// Imagine.

".."

Losing sleep because I keep on thinking and thinking and thinking.. Why doesn’t shit ever go right? I really can’t take this.

It’s a sad thing when you give up on the person you love.

It really is..

I love you so much. But I keep on fucking up.. Gosh.

Goodbye.. Friend..

Dear friend, I’ve know you for about 6 months. It was the best 6 months of my life, even with the ups and downs. We shared so many laughs together, shared our problems, share almost everything that we could. You are the closest thing to a friend I’ve ever had. I have never had the opportunity to call someone my “friend” and really mean it. But with you it was different, you understood me, understood what I meant, laughed at my jokes (which, most of the time, weren’t funny). That would make me feel on top of the world. I remember when we would just talk nonstop for hours, about absolutely nothing and still not be bored with each other. I miss the long talks with you about the common interests I had with you. I miss talking about the music we liked. I can’t help but express how much you’ve changed me. I really want to be a better person because of you. We had sucha strong bond and friendship that neither of us would picture this day ever becoming a reality. We went from being just hi/ bye friends to being bestfriends. I could never ask for more than to have a friend like you. You’re the best thing that has ever happened to me. Now the last few weeks have been really rough and today, we saw the outcome of all the tension. Now we’re no longer friends because of the 3 little words “I love you”. I’m sorry I ever said those words, I’m sorry I ever let my feelings for you get the best of our friendship, I’m sorry.. I don’t know how else to put it, but I wish I could somehow go back to the start and meet you for the first time again.
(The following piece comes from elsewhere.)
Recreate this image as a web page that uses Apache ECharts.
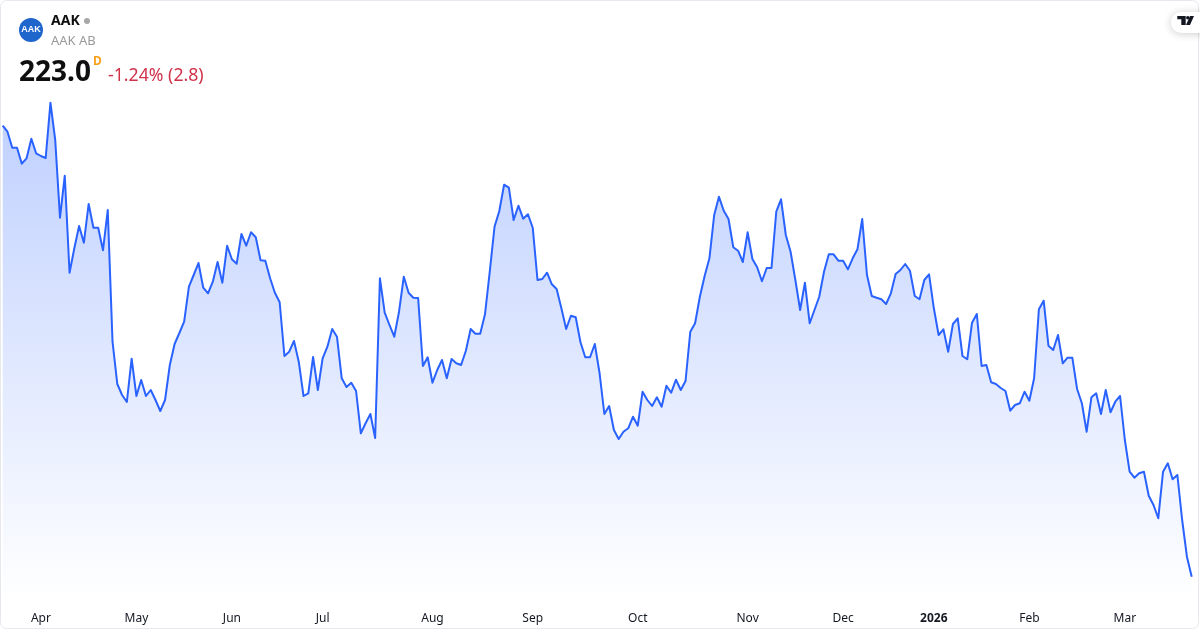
<!DOCTYPE html>
<html>
<head>
<meta charset="utf-8">
<style>html,body{margin:0;padding:0;background:#fff}#c{width:1200px;height:630px}</style>
<script src="https://cdn.jsdelivr.net/npm/echarts@6/dist/echarts.min.js"></script>
</head>
<body>
<div id="c"></div>
<script>
const closes = [
286.18,285.34,283.10,283.10,280.86,281.62,284.36,282.32,281.94,281.66,
289.40,284.18,273.30,279.18,265.60,269.02,272.14,269.80,275.22,271.90,
271.90,268.74,274.38,255.94,250.02,248.48,247.50,253.56,248.34,250.58,
248.34,249.18,247.78,246.24,247.78,252.68,255.62,257.16,258.74,263.64,
265.28,266.96,263.50,262.72,264.34,267.10,264.20,269.38,267.48,266.86,
271.02,269.38,271.26,270.56,267.34,267.28,264.82,262.80,261.46,253.94,
254.54,256.04,253.14,248.34,248.72,253.80,249.18,253.62,255.24,257.72,
256.64,250.82,249.60,250.20,249.04,243.12,244.52,245.82,242.46,264.82,
260.00,258.28,256.64,260.14,265.04,262.80,262.10,262.06,252.54,253.76,
250.20,251.98,253.38,250.82,253.52,252.92,252.68,254.68,257.72,257.06,
257.06,259.78,265.74,272.04,274.24,277.92,277.50,272.98,274.98,273.16,
273.78,271.90,264.58,264.72,265.60,263.98,263.32,260.62,257.72,259.58,
259.36,255.86,253.76,253.76,255.62,251.52,245.82,246.94,243.58,242.32,
243.34,243.82,245.44,244.18,248.94,247.78,246.94,248.16,246.84,249.78,
248.80,250.62,249.18,250.44,257.34,258.52,262.24,265.14,267.62,273.68,
276.24,274.28,273.12,269.16,268.68,267.10,271.26,267.52,266.36,264.40,
266.26,266.26,274.14,275.88,270.88,268.54,264.58,260.38,264.20,258.52,
260.38,262.24,265.74,268.18,268.18,267.28,267.28,266.08,267.62,268.88,
273.12,265.28,262.34,262.10,261.88,261.22,262.72,265.42,265.98,266.82,
265.88,262.34,261.88,264.58,265.38,260.62,256.88,257.68,254.54,258.42,
259.22,253.94,253.48,258.60,259.82,252.54,252.68,250.26,250.02,249.46,
249.04,246.28,247.08,247.32,248.94,247.68,250.82,260.48,261.68,255.38,
254.78,256.88,252.92,253.70,253.70,249.32,247.32,243.34,248.16,248.72,
245.82,249.18,246.06,247.54,248.34,242.18,237.74,236.90,237.52,237.74,
234.38,233.08,231.22,237.74,238.92,236.68,237.28,230.98,225.84,223.04
];
const monthLabels = ['Apr','May','Jun','Jul','Aug','Sep','Oct','Nov','Dec','2026','Feb','Mar'];
const monthSessions = [8,28,48,67,90,111,133,156,176,195,215,235];
const categories = closes.map((_, i) => {
  const k = monthSessions.indexOf(i);
  return k >= 0 ? monthLabels[k] : '';
});

const FONT = '"Noto Sans", sans-serif';
const chart = echarts.init(document.getElementById('c'), null, {renderer:'canvas', width:1200, height:630});
chart.setOption({
  animation:false,
  backgroundColor:'#ffffff',
  grid:{left:2.7,right:8.3,top:0,bottom:28},
  xAxis:{
    type:'category',boundaryGap:false,data:categories,
    axisLine:{show:false},axisTick:{show:false},splitLine:{show:false},
    axisLabel:{
      interval:i => categories[i] !== '',
      margin:11,fontFamily:FONT,fontSize:12,color:'#131722',
      formatter:v => v === '2026' ? '{y|2026}' : v,
      rich:{y:{fontWeight:'bold',fontFamily:FONT,fontSize:12,color:'#131722'}}
    }
  },
  yAxis:{type:'value',show:false,min:219.5,max:303.78,scale:true},
  series:[{
    type:'line',data:closes,symbol:'none',smooth:false,silent:true,
    lineStyle:{color:'#2962FF',width:2,join:'round'},
    areaStyle:{origin:'start',opacity:1,color:new echarts.graphic.LinearGradient(0,0,0,1,[
      {offset:0,color:'rgba(41,98,255,0.3)'},
      {offset:1,color:'rgba(41,98,255,0)'}
    ])}
  }],
  graphic:[
    {type:'rect',silent:true,z:1,shape:{x:0.5,y:0.5,width:1198,height:628,r:6},style:{fill:'none',stroke:'#E6E8EE',lineWidth:1}},
    {type:'circle',z:10,shape:{cx:31,cy:30,r:12},style:{fill:'#1F66CC'}},
    {type:'text',z:11,x:31,y:30,style:{text:'AAK',fill:'#fff',font:'bold 9px "Liberation Sans", sans-serif',textAlign:'center',textVerticalAlign:'middle'}},
    {type:'text',z:10,x:51,y:21,style:{text:'AAK',fill:'#0F0F0F',font:'bold 14px '+FONT,textAlign:'left',textVerticalAlign:'middle'}},
    {type:'circle',z:10,shape:{cx:87,cy:21,r:3},style:{fill:'#A8A8A8'}},
    {type:'text',z:10,x:51,y:41,style:{text:'AAK AB',fill:'#9a9a9a',font:'13px '+FONT,textAlign:'left',textVerticalAlign:'middle'}},
    {type:'text',z:10,x:19,y:73,style:{text:'223.0',fill:'#0F0F0F',font:'bold 28px '+FONT,textAlign:'left',textVerticalAlign:'middle'}},
    {type:'text',z:10,x:93,y:62,style:{text:'D',fill:'#F9A01B',font:'bold 12px '+FONT,textAlign:'left',textVerticalAlign:'middle'}},
    {type:'text',z:10,x:108,y:76,style:{text:'-1.24% (2.8)',fill:'#D0324A',font:'17.7px '+FONT,textAlign:'left',textVerticalAlign:'middle'}},
    {type:'rect',z:9,shape:{x:1171,y:12,width:40,height:21,r:10},style:{fill:'#fff',shadowBlur:8,shadowColor:'rgba(0,0,0,0.2)',shadowOffsetY:1}},
    {type:'polygon',z:10,shape:{points:[[1177.3,16],[1185.7,16],[1185.7,25],[1181.3,25],[1181.3,19.3],[1177.3,19.3]]},style:{fill:'#131722'}},
    {type:'circle',z:10,shape:{cx:1187.8,cy:17.8,r:1.8},style:{fill:'#131722'}},
    {type:'polygon',z:10,shape:{points:[[1190,16],[1194,16],[1190,25],[1186,25]]},style:{fill:'#131722'}}
  ]
});
</script>
</body>
</html>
I learned so much from you. You changed who I was, who I am, and who I will be. Your impact on my life was immense. When you entered into my life, it was like god sent an angel, but when you left, it’s like having everything you’ve ever known and loved suddenly taken in an instant. My world came crashing down a few minutes ago. And now it’s 4:30am and I don’t know what to do.. I’m hopeless, helpless and lost without you.. I know you won’t come back, but I need you more than you need me. I love you, I miss you, please don’t forget me.